What you are asked to do
Can you transcribe every entry word for word, skipping the images?

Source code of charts
┌──

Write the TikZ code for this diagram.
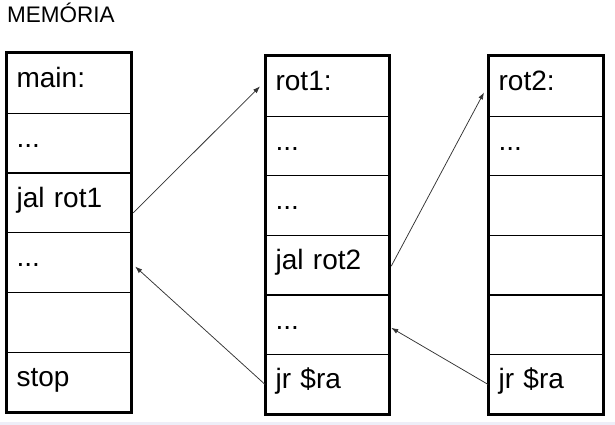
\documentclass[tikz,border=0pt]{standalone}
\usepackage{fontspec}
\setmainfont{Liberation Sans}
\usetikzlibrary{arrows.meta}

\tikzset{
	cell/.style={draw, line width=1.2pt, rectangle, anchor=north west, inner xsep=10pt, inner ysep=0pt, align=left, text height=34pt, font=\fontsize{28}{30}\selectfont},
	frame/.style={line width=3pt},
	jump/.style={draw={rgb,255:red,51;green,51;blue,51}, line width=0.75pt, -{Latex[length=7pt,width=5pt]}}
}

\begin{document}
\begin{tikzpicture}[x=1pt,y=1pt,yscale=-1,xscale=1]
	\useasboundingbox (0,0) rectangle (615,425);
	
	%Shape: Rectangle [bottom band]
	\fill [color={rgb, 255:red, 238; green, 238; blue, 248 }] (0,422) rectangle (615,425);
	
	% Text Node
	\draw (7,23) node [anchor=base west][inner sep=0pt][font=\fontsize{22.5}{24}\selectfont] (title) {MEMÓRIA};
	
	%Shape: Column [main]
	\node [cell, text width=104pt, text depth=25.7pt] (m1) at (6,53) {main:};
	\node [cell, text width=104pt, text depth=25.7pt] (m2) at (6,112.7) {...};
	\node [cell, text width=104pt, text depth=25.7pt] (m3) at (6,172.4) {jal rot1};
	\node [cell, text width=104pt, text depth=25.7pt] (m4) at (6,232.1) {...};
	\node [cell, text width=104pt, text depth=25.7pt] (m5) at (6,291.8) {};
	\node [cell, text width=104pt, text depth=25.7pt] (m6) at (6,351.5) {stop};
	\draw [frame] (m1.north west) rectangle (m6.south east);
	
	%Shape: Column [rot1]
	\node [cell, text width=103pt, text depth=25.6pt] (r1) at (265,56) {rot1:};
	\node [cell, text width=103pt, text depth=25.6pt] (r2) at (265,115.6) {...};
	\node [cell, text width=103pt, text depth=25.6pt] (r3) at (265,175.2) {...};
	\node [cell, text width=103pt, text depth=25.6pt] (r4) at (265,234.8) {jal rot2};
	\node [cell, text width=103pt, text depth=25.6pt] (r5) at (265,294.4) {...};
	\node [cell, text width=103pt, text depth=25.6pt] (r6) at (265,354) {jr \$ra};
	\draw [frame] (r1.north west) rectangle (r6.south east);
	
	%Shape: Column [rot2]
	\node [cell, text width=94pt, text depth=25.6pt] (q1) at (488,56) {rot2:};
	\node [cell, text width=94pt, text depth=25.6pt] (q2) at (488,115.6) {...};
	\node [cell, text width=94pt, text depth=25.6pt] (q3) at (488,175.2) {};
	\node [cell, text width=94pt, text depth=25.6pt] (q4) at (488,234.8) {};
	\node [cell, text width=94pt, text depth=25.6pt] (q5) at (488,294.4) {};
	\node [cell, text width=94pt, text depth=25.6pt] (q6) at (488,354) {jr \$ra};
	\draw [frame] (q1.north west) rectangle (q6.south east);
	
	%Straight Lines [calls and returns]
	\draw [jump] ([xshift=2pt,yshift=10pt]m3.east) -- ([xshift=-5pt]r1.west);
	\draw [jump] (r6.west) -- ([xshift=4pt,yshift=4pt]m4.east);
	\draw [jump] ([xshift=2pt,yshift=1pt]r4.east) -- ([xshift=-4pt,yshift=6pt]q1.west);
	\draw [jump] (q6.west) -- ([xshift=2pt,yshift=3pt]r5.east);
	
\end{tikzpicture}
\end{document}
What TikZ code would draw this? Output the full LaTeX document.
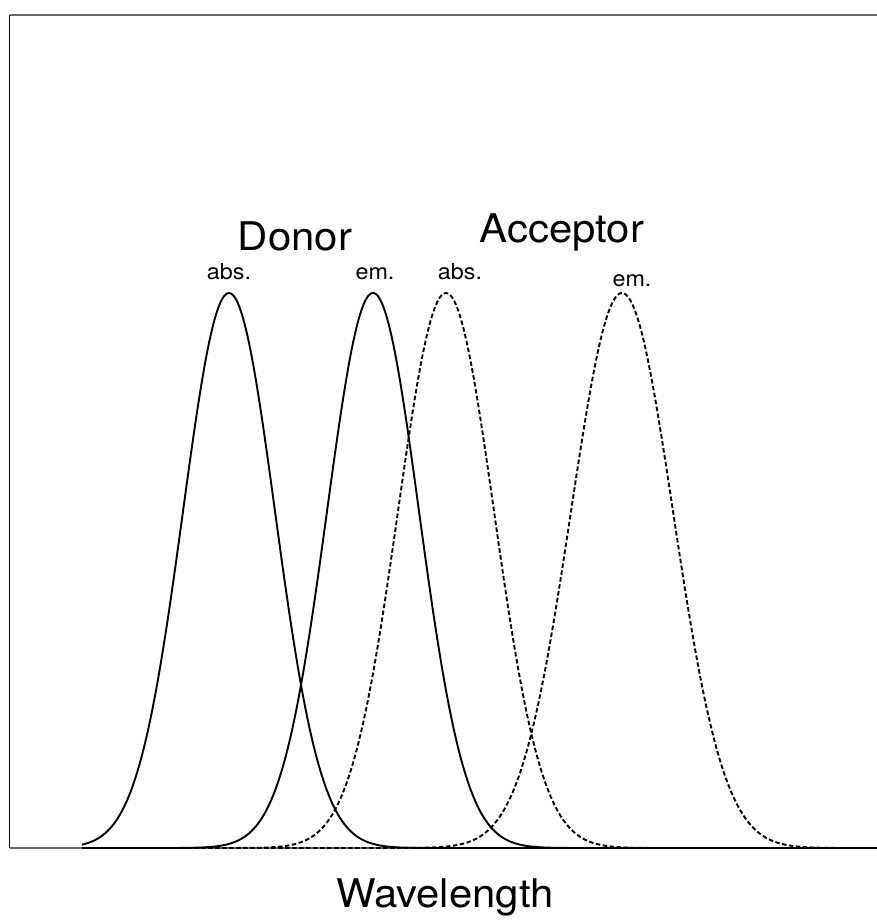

└──

Solution to this problem
Write the TikZ code for this diagram.
\documentclass[tikz,border=0pt]{standalone}
\usepackage{fontspec}
\setmainfont{Liberation Sans}
\usetikzlibrary{arrows.meta}

\tikzset{
	cell/.style={draw, line width=1.2pt, rectangle, anchor=north west, inner xsep=10pt, inner ysep=0pt, align=left, text height=34pt, font=\fontsize{28}{30}\selectfont},
	frame/.style={line width=3pt},
	jump/.style={draw={rgb,255:red,51;green,51;blue,51}, line width=0.75pt, -{Latex[length=7pt,width=5pt]}}
}

\begin{document}
\begin{tikzpicture}[x=1pt,y=1pt,yscale=-1,xscale=1]
	\useasboundingbox (0,0) rectangle (615,425);
	
	%Shape: Rectangle [bottom band]
	\fill [color={rgb, 255:red, 238; green, 238; blue, 248 }] (0,422) rectangle (615,425);
	
	% Text Node
	\draw (7,23) node [anchor=base west][inner sep=0pt][font=\fontsize{22.5}{24}\selectfont] (title) {MEMÓRIA};
	
	%Shape: Column [main]
	\node [cell, text width=104pt, text depth=25.7pt] (m1) at (6,53) {main:};
	\node [cell, text width=104pt, text depth=25.7pt] (m2) at (6,112.7) {...};
	\node [cell, text width=104pt, text depth=25.7pt] (m3) at (6,172.4) {jal rot1};
	\node [cell, text width=104pt, text depth=25.7pt] (m4) at (6,232.1) {...};
	\node [cell, text width=104pt, text depth=25.7pt] (m5) at (6,291.8) {};
	\node [cell, text width=104pt, text depth=25.7pt] (m6) at (6,351.5) {stop};
	\draw [frame] (m1.north west) rectangle (m6.south east);
	
	%Shape: Column [rot1]
	\node [cell, text width=103pt, text depth=25.6pt] (r1) at (265,56) {rot1:};
	\node [cell, text width=103pt, text depth=25.6pt] (r2) at (265,115.6) {...};
	\node [cell, text width=103pt, text depth=25.6pt] (r3) at (265,175.2) {...};
	\node [cell, text width=103pt, text depth=25.6pt] (r4) at (265,234.8) {jal rot2};
	\node [cell, text width=103pt, text depth=25.6pt] (r5) at (265,294.4) {...};
	\node [cell, text width=103pt, text depth=25.6pt] (r6) at (265,354) {jr \$ra};
	\draw [frame] (r1.north west) rectangle (r6.south east);
	
	%Shape: Column [rot2]
	\node [cell, text width=94pt, text depth=25.6pt] (q1) at (488,56) {rot2:};
	\node [cell, text width=94pt, text depth=25.6pt] (q2) at (488,115.6) {...};
	\node [cell, text width=94pt, text depth=25.6pt] (q3) at (488,175.2) {};
	\node [cell, text width=94pt, text depth=25.6pt] (q4) at (488,234.8) {};
	\node [cell, text width=94pt, text depth=25.6pt] (q5) at (488,294.4) {};
	\node [cell, text width=94pt, text depth=25.6pt] (q6) at (488,354) {jr \$ra};
	\draw [frame] (q1.north west) rectangle (q6.south east);
	
	%Straight Lines [calls and returns]
	\draw [jump] ([xshift=2pt,yshift=10pt]m3.east) -- ([xshift=-5pt]r1.west);
	\draw [jump] (r6.west) -- ([xshift=4pt,yshift=4pt]m4.east);
	\draw [jump] ([xshift=2pt,yshift=1pt]r4.east) -- ([xshift=-4pt,yshift=6pt]q1.west);
	\draw [jump] (q6.west) -- ([xshift=2pt,yshift=3pt]r5.east);
	
\end{tikzpicture}
\end{document}
What TikZ code would draw this? Output the full LaTeX document.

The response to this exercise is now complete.